Auch bei Behörden und Politik fällt das Fazit der Experten gemischt aus. Zu wenig Beachtung fänden rechtsextreme Muslimfeindlichkeit in Verfassungsschutzberichten und intransparente Regelungen zur Ablehnung von Muslimen, die im öffentlichen Dienst arbeiten wollten. Studien deuteten auf eine hohe Anfälligkeit in der Polizei für muslimfeindliche Motive hin. Bei der Verfolgung muslimfeindlicher Straftaten durch die Polizei gebe es Lücken.

Im Bundestag sei die AfD die einzige Partei mit einem «manifest muslimfeindlichen Programm». In der CDU/CSU und gelegentlich auch in anderen Parteien gebe es latente Formen. Mit Ausnahme der AfD würden alle aber inzwischen das Problem im Grundsatz anerkennen.

Bundesinnenministerin Faeser: Befunde sind «bitter»

Die Experten empfehlen der Bundesregierung die Ernennung eines Bundesbeauftragten für die Bekämpfung von Muslimfeindlichkeit. Ihm oder ihr zur Seite solle ein Sachverständigenrat stehen. Sie plädieren auch für eine Strategie zur Förderung der Teilhabe von Menschen «mit muslimischen Identitätsbezügen» in allen staatlichen Einrichtungen, mit bindenden Zielvorgaben, Öffentlichkeitsarbeit und gezielten Kampagnen. Für Beschäftigte staatlicher Einrichtungen wie Lehrerinnen, Erzieher oder Polizisten solle es Fortbildungen geben, in den Schulen müsse die Auseinandersetzung mit Muslimfeindlichkeit verpflichtend werden.

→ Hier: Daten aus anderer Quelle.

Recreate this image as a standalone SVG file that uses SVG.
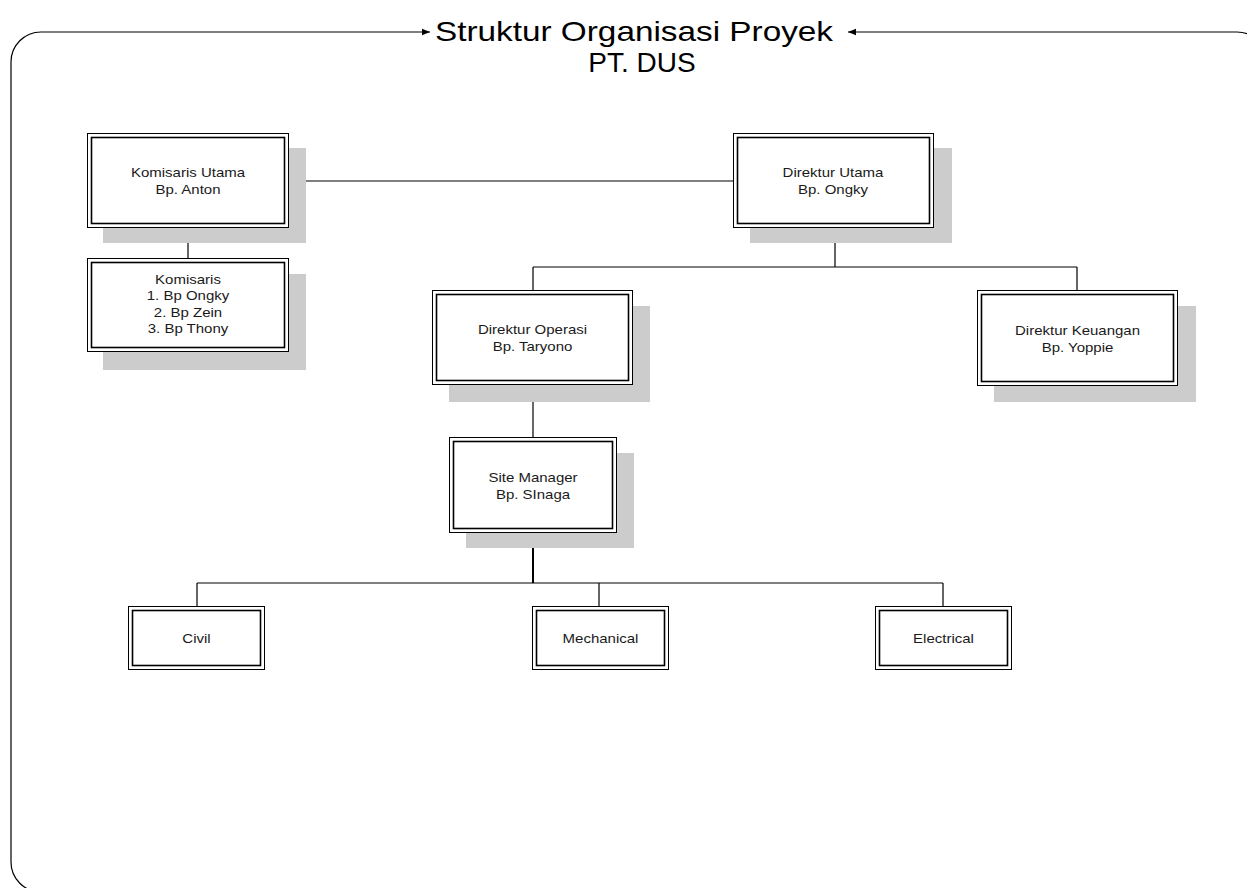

Bundesinnenministerin Nancy Faeser (SPD), die den Bericht nach Angaben ihres Hauses wegen eines anderen Termins nicht selbst entgegennahm, versprach eine intensive Beschäftigung damit. Muslimisches Leben gehöre selbstverständlich zu Deutschland, alle sollten die gleichen Chancen und Rechte haben. «Umso bitterer sind die Befunde dieses ersten umfassenden Berichts zur Muslimfeindlichkeit in Deutschland.» Es sei sehr wichtig, ein Bewusstsein für noch weit verbreitete Ressentiments zu schaffen.